Task material:
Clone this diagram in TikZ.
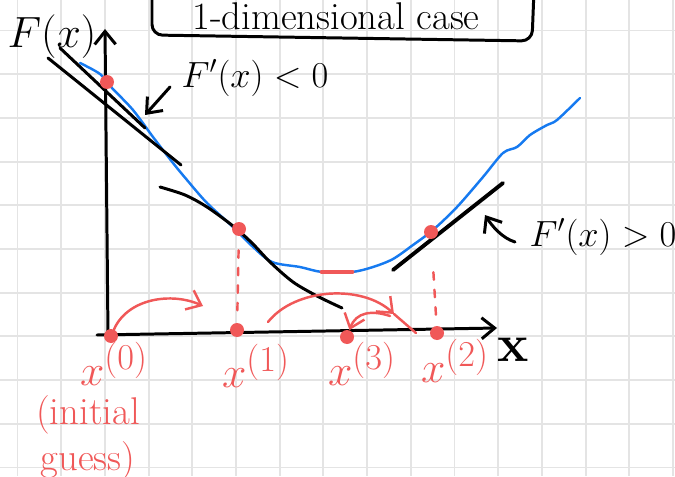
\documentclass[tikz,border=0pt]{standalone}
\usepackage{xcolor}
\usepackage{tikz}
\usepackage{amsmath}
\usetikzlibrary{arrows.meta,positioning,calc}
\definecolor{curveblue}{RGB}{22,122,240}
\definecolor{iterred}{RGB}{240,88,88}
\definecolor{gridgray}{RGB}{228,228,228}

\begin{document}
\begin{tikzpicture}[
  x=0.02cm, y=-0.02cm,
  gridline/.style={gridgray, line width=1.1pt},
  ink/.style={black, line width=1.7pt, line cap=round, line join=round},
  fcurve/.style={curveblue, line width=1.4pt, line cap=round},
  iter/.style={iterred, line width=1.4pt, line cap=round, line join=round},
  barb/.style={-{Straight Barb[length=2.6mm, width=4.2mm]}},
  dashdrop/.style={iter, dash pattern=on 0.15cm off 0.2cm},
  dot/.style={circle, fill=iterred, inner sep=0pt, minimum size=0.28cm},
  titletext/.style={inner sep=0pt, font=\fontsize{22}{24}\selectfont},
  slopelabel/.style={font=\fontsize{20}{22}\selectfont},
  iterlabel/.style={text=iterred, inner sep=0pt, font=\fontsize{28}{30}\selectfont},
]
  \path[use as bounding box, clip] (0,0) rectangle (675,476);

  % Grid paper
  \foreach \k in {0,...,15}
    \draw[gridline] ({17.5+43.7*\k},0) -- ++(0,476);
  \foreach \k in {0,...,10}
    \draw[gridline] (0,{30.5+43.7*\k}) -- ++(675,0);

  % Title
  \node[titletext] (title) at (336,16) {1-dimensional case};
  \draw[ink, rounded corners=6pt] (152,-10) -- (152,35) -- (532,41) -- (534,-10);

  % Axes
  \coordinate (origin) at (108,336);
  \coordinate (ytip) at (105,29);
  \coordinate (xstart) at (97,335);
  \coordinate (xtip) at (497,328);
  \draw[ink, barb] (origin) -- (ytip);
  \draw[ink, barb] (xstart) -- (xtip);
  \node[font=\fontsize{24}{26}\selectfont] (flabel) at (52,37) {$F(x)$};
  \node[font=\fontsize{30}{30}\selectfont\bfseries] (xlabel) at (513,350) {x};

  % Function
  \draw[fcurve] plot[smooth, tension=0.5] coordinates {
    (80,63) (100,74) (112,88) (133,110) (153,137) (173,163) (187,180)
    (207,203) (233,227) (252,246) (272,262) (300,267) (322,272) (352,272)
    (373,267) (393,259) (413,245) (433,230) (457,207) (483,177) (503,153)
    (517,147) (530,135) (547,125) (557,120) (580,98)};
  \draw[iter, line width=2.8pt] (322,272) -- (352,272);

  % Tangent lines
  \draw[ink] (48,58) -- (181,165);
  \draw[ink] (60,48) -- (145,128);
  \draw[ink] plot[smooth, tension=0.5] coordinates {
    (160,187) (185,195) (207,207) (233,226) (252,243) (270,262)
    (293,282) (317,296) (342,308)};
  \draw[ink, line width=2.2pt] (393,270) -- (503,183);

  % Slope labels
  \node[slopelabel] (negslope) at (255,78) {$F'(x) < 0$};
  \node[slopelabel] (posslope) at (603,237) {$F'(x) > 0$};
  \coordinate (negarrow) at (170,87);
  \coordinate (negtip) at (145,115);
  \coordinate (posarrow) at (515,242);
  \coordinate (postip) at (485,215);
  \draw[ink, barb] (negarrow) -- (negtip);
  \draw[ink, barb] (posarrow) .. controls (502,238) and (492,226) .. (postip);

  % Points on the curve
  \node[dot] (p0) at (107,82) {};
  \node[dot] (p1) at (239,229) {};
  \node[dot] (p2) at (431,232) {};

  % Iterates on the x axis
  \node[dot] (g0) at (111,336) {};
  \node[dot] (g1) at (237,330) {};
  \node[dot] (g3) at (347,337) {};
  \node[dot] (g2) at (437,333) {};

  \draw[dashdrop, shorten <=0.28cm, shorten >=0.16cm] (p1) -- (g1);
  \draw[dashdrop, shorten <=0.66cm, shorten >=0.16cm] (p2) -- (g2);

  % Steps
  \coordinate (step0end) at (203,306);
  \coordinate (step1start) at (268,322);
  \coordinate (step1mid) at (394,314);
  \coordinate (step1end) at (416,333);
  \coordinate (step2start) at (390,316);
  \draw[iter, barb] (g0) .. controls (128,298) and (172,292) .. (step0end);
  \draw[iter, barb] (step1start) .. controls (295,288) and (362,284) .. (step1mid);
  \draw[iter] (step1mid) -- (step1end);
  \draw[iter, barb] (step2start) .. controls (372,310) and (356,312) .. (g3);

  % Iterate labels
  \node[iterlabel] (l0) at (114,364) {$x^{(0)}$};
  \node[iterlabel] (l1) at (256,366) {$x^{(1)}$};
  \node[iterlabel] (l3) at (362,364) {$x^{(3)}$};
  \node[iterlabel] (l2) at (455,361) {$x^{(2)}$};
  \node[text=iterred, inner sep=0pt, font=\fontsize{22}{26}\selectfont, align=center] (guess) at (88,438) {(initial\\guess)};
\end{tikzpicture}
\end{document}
* * *
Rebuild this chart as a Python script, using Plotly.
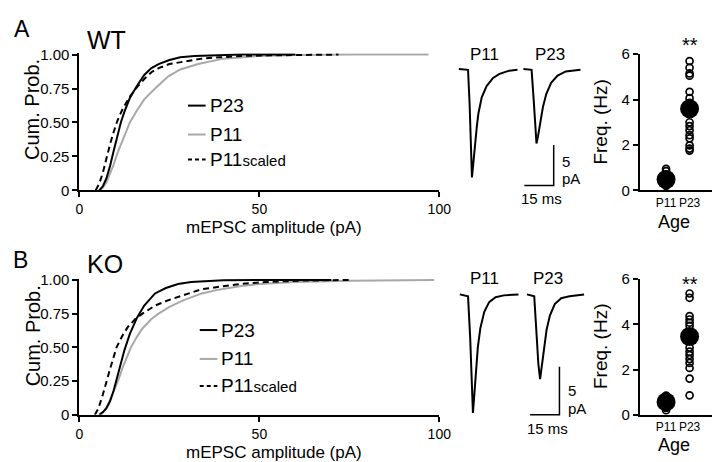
==
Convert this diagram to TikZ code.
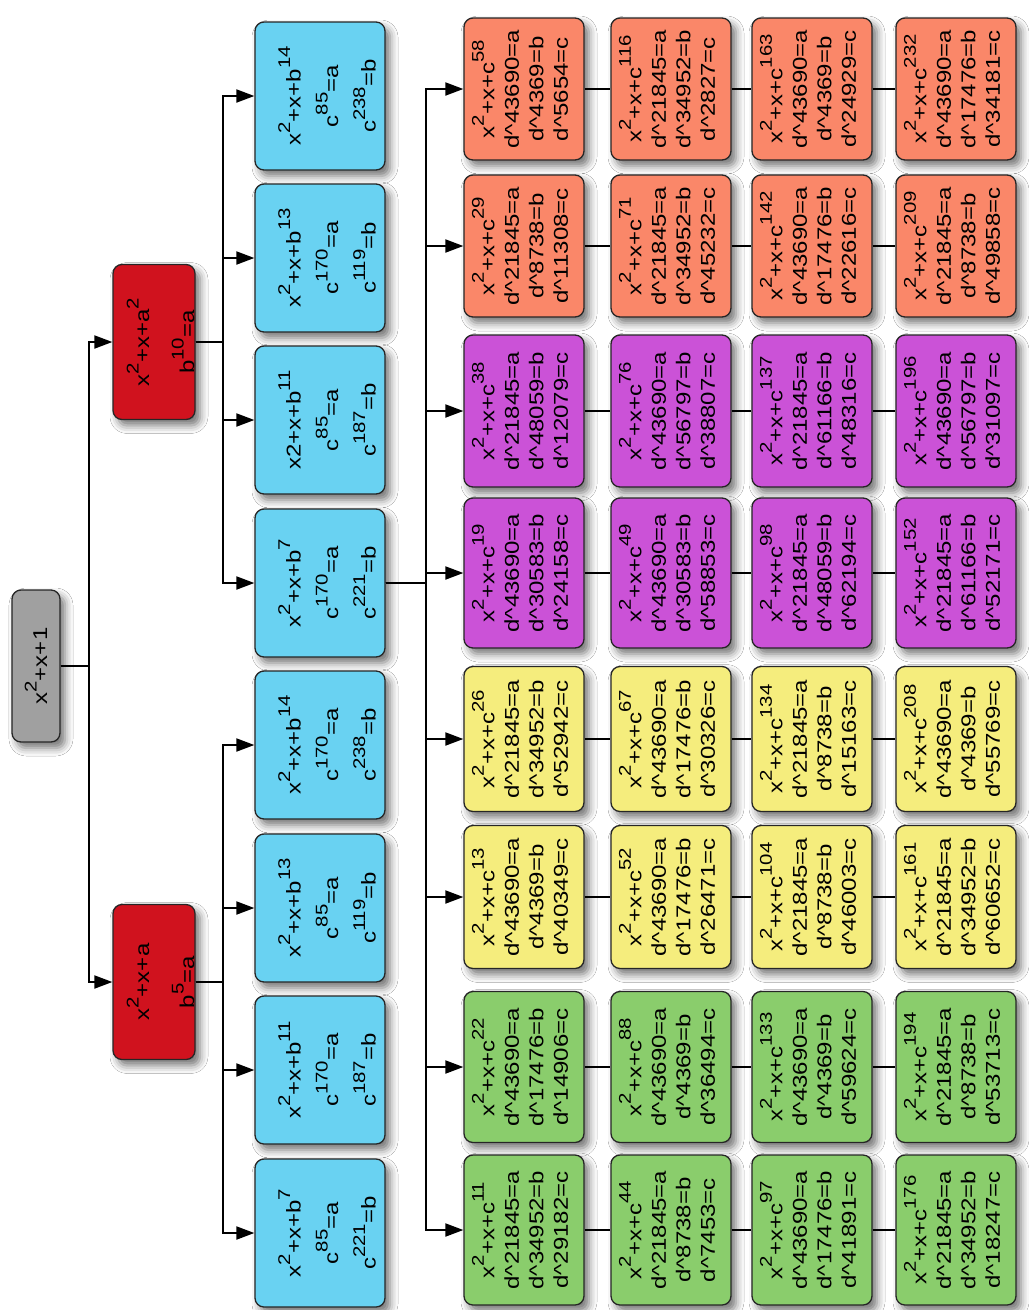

The task:
Reproduce exactly the lines above starting at the line containing "Clone this diagram in TikZ." and ending at the line containing "(xlabel) at (513,350)", including both, but not the pictures.

Answer to the exercise:
Clone this diagram in TikZ.
\documentclass[tikz,border=0pt]{standalone}
\usepackage{xcolor}
\usepackage{tikz}
\usepackage{amsmath}
\usetikzlibrary{arrows.meta,positioning,calc}
\definecolor{curveblue}{RGB}{22,122,240}
\definecolor{iterred}{RGB}{240,88,88}
\definecolor{gridgray}{RGB}{228,228,228}

\begin{document}
\begin{tikzpicture}[
  x=0.02cm, y=-0.02cm,
  gridline/.style={gridgray, line width=1.1pt},
  ink/.style={black, line width=1.7pt, line cap=round, line join=round},
  fcurve/.style={curveblue, line width=1.4pt, line cap=round},
  iter/.style={iterred, line width=1.4pt, line cap=round, line join=round},
  barb/.style={-{Straight Barb[length=2.6mm, width=4.2mm]}},
  dashdrop/.style={iter, dash pattern=on 0.15cm off 0.2cm},
  dot/.style={circle, fill=iterred, inner sep=0pt, minimum size=0.28cm},
  titletext/.style={inner sep=0pt, font=\fontsize{22}{24}\selectfont},
  slopelabel/.style={font=\fontsize{20}{22}\selectfont},
  iterlabel/.style={text=iterred, inner sep=0pt, font=\fontsize{28}{30}\selectfont},
]
  \path[use as bounding box, clip] (0,0) rectangle (675,476);

  % Grid paper
  \foreach \k in {0,...,15}
    \draw[gridline] ({17.5+43.7*\k},0) -- ++(0,476);
  \foreach \k in {0,...,10}
    \draw[gridline] (0,{30.5+43.7*\k}) -- ++(675,0);

  % Title
  \node[titletext] (title) at (336,16) {1-dimensional case};
  \draw[ink, rounded corners=6pt] (152,-10) -- (152,35) -- (532,41) -- (534,-10);

  % Axes
  \coordinate (origin) at (108,336);
  \coordinate (ytip) at (105,29);
  \coordinate (xstart) at (97,335);
  \coordinate (xtip) at (497,328);
  \draw[ink, barb] (origin) -- (ytip);
  \draw[ink, barb] (xstart) -- (xtip);
  \node[font=\fontsize{24}{26}\selectfont] (flabel) at (52,37) {$F(x)$};
  \node[font=\fontsize{30}{30}\selectfont\bfseries] (xlabel) at (513,350) {x};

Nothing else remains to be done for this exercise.